Protesters target Talleys

Last updated 07/05/2012

Thirty-three locked-out workers and three children travelled to Nelson last night from each of the Talley's eight North Island Affco plants in Moerewa; Wiri, Auckland; Horotiu, near Hamilton; Rangiuru, near Te Puke; Napier; Wairoa; Feilding and Whanganui for the protest.

They represent the 1300 locked out and striking workers who have been without pay since February 29.

After this morning's protest outside the Talley family's Motueka homes, the group will return to Nelson to be joined by 200 workers from a Nelson fishing company for a noon protest march in Trafalgar St, which will end with speeches at the Church Steps.

The workers' convoy of a bus, ute and cars arrived at Peter Talley's Motueka Quay home at 9.15am today hoping to deliver a letter to him. They asked through a speaker at the gate to meet with him but got no reply. The convoy then set off to go to a Talley's property in Chamberlain St and then another at Kina.

Striking Wairoa worker Dana Irwin said the lock-out had affected more than just the meatworkers, and she blamed Talley's chief executive Peter Talley.

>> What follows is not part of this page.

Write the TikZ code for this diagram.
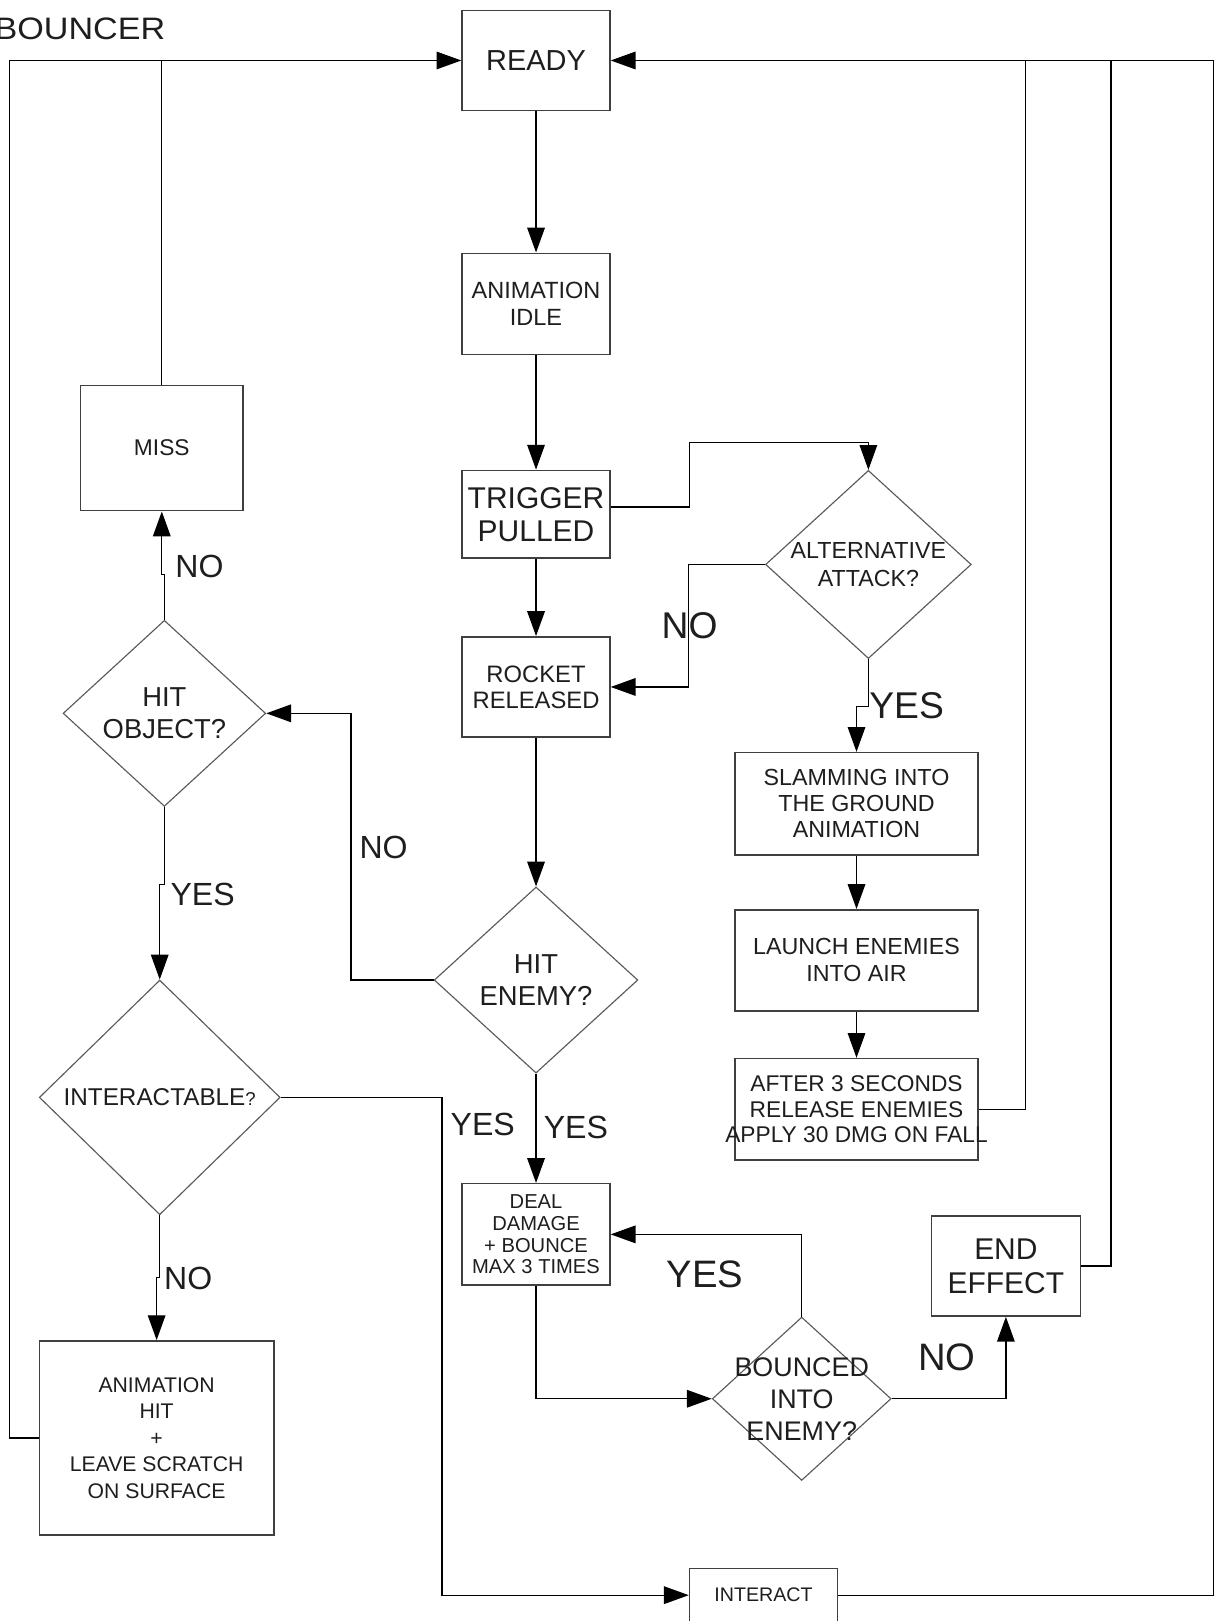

"It's affected our kids, the farmers, our customers. He's come into my community and ripped friends and families apart".

Council of Trade Unions president Helen Kelly has been with the striking workers as they travelled around the Talley's houses, and will join them for a march in Nelson at midday.

''We're showing what is going on in these communities of Wairoa, Wanganui, the Manawatu, and Morea to the communities of Nelson and Motueka,'' she said.

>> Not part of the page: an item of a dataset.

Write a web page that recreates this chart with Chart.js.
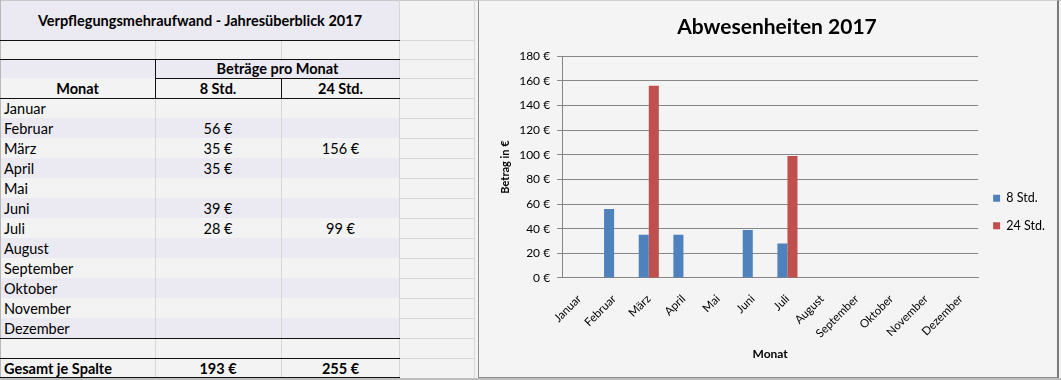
<!DOCTYPE html>
<html>
<head>
<meta charset="utf-8">
<script src="https://cdn.jsdelivr.net/npm/chart.js@4.4.1/dist/chart.umd.min.js"></script>
<style>
  body { margin: 0; width: 1061px; height: 380px; overflow: hidden; position: relative;
         background: #f3f3f3; font-family: Lato, "Noto Sans", sans-serif; color: #000; }
  .c { position: absolute; box-sizing: border-box; white-space: nowrap; font-size: 14.5px; line-height: 20px; }
  .ln { position: absolute; }
  #chartBox { position: absolute; left: 478px; top: 0; width: 581px; height: 378px; box-sizing: border-box;
              border: 1px solid #8e8e8e; border-top-color: #d0d0d0; border-right: 2px solid #7a7a7a; background: #f4f4f4; }
  #chart { position: absolute; left: 0; top: 0; }
</style>
</head>
<body>
<div id="sheet"></div>
<div id="chartBox"><canvas id="chart" width="578" height="376"></canvas></div>
<script>
const months = ["Januar", "Februar", "März", "April", "Mai", "Juni", "Juli",
  "August", "September", "Oktober", "November", "Dezember"];
const seriesNames = ["8 Std.", "24 Std."];
const values8 = [null, 56, 35, 35, null, 39, 28, null, null, null, null, null];
const values24 = [null, null, 156, null, null, null, 99, null, null, null, null, null];
const totals = [193, 255];
const yMax = 180;
const yStep = 20;

const FONT = 'Lato, "Noto Sans", sans-serif';
const sheet = document.getElementById("sheet");

function euro(v) { return v + " €"; }

function cell(x, y, w, h, text, opts = {}) {
  const d = document.createElement("div");
  d.className = "c";
  d.style.left = x + "px"; d.style.top = y + "px";
  d.style.width = w + "px"; d.style.height = h + "px";
  d.style.lineHeight = h + "px";
  if (opts.bg) d.style.background = opts.bg;
  if (opts.bold) d.style.fontWeight = "bold";
  if (opts.size) d.style.fontSize = opts.size + "px";
  d.style.textAlign = opts.align || "left";
  if (!opts.align) d.style.paddingLeft = "4px";
  if (text != null) d.textContent = text;
  sheet.appendChild(d);
}
function line(x, y, w, h, color) {
  const d = document.createElement("div");
  d.className = "ln";
  d.style.left = x + "px"; d.style.top = y + "px";
  d.style.width = w + "px"; d.style.height = h + "px";
  d.style.background = color;
  sheet.appendChild(d);
}

const LAV = "#ebeaf2", LIGHT = "#f3f3f3", GRID = "#d6d6d6", BLACK = "#111";

// title + header rows
cell(0, 1, 400, 39, "Verpflegungsmehraufwand - Jahresüberblick 2017", { bg: LAV, bold: true, align: "center", size: 14.5 });
cell(0, 40, 400, 19, null, { bg: LIGHT });
cell(0, 59, 400, 19, null, { bg: LAV });
cell(155, 59, 245, 19, "Beträge pro Monat", { bold: true, align: "center" });
cell(0, 78, 400, 20, null, { bg: LIGHT });
cell(0, 79, 155, 20, "Monat", { bold: true, align: "center" });
cell(155, 79, 126, 20, seriesNames[0], { bold: true, align: "center" });
cell(281, 79, 119, 20, seriesNames[1], { bold: true, align: "center" });

// month rows
months.forEach((m, i) => {
  const y = 98 + i * 20;
  cell(0, y, 400, 20, null, { bg: i % 2 ? LAV : LIGHT });
  cell(0, y + 1, 155, 20, m);
  if (values8[i] != null) cell(155, y + 1, 126, 20, euro(values8[i]), { align: "center" });
  if (values24[i] != null) cell(281, y + 1, 119, 20, euro(values24[i]), { align: "center" });
});
cell(0, 338, 400, 20, null, { bg: LIGHT });
cell(0, 358, 400, 20, null, { bg: LIGHT });
cell(0, 359, 155, 20, "Gesamt je Spalte", { bold: true });
cell(155, 359, 126, 20, euro(totals[0]), { bold: true, align: "center" });
cell(281, 359, 119, 20, euro(totals[1]), { bold: true, align: "center" });

// grid lines of the sheet
line(0, 0, 1061, 1, "#c9c9c9");
line(0, 0, 1, 380, "#b8b8b8");
line(155, 40, 1, 19, GRID); line(281, 40, 1, 19, GRID);
line(155, 98, 1, 280, GRID); line(281, 98, 1, 280, GRID);
line(399, 0, 1, 380, GRID); line(474, 0, 1, 380, GRID);
for (let y = 40; y <= 378; y += (y < 98 ? (y === 78 ? 20 : 19) : 20)) line(400, y, 74, 1, GRID);
[40, 59, 98, 338, 358, 377].forEach(y => line(0, y, 400, 1, BLACK));
line(155, 78, 245, 1, BLACK);
line(155, 59, 1, 39, BLACK);
line(281, 78, 1, 20, BLACK);
line(0, 378, 1061, 2, "#bdbdbd");

// chart
new Chart(document.getElementById("chart"), {
  type: "bar",
  data: {
    labels: months,
    datasets: [
      { label: seriesNames[0], data: values8, backgroundColor: "#4f81bd",
        categoryPercentage: 0.58, barPercentage: 1.0 },
      { label: seriesNames[1], data: values24, backgroundColor: "#c0504d",
        categoryPercentage: 0.58, barPercentage: 1.0 },
    ],
  },
  options: {
    responsive: false,
    animation: false,
    devicePixelRatio: 1,
    layout: { padding: { left: 20, right: 2, top: 0, bottom: 12 } },
    plugins: {
      title: {
        display: true, text: "Abwesenheiten 2017", color: "#000",
        font: { family: FONT, size: 21, weight: "bold" },
        padding: { top: 14, bottom: 16 },
      },
      legend: {
        position: "right",
        // blank legend title only pushes the two entries down a little
        title: { display: true, text: " ", font: { size: 10 }, padding: { top: 0, bottom: 46 } },
        labels: { boxWidth: 7, boxHeight: 7, padding: 15, color: "#000",
                  font: { family: FONT, size: 12.5 } },
      },
      tooltip: { enabled: false },
    },
    scales: {
      x: {
        grid: { display: false },
        border: { color: "#868686" },
        ticks: { autoSkip: false, minRotation: 45, maxRotation: 45, padding: 6, color: "#000",
                 font: { family: FONT, size: 11.5 } },
        title: { display: true, text: "Monat", color: "#000",
                 font: { family: FONT, size: 12, weight: "bold" }, padding: { top: 0, bottom: 4 } },
      },
      y: {
        min: 0, max: yMax,
        ticks: { stepSize: yStep, padding: 7, color: "#000", callback: v => euro(v),
                 font: { family: FONT, size: 12 } },
        grid: { color: "#868686", tickLength: 5 },
        border: { color: "#868686" },
        title: { display: true, text: "Betrag in €", color: "#000", padding: 0,
                 font: { family: FONT, size: 11, weight: "bold" } },
      },
    },
  },
});
</script>
</body>
</html>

The Talley family, ''one New Zealand family'', had inflicted incredible hardship on 1300 other New Zealand families, she said.

Meanwhile the Meat Worker's Union and Affco have begun facilitation for the first time at the Telstra Clear Pacific Center in Manukau, South Auckland.

Affco's chief executive Hamish Simson, and MWU delegates from the company's plants are attending the facilitation which began at 9am.

The union asked for facilitation in the long-running row, which began with a dispute over the collective employment contracts at plants.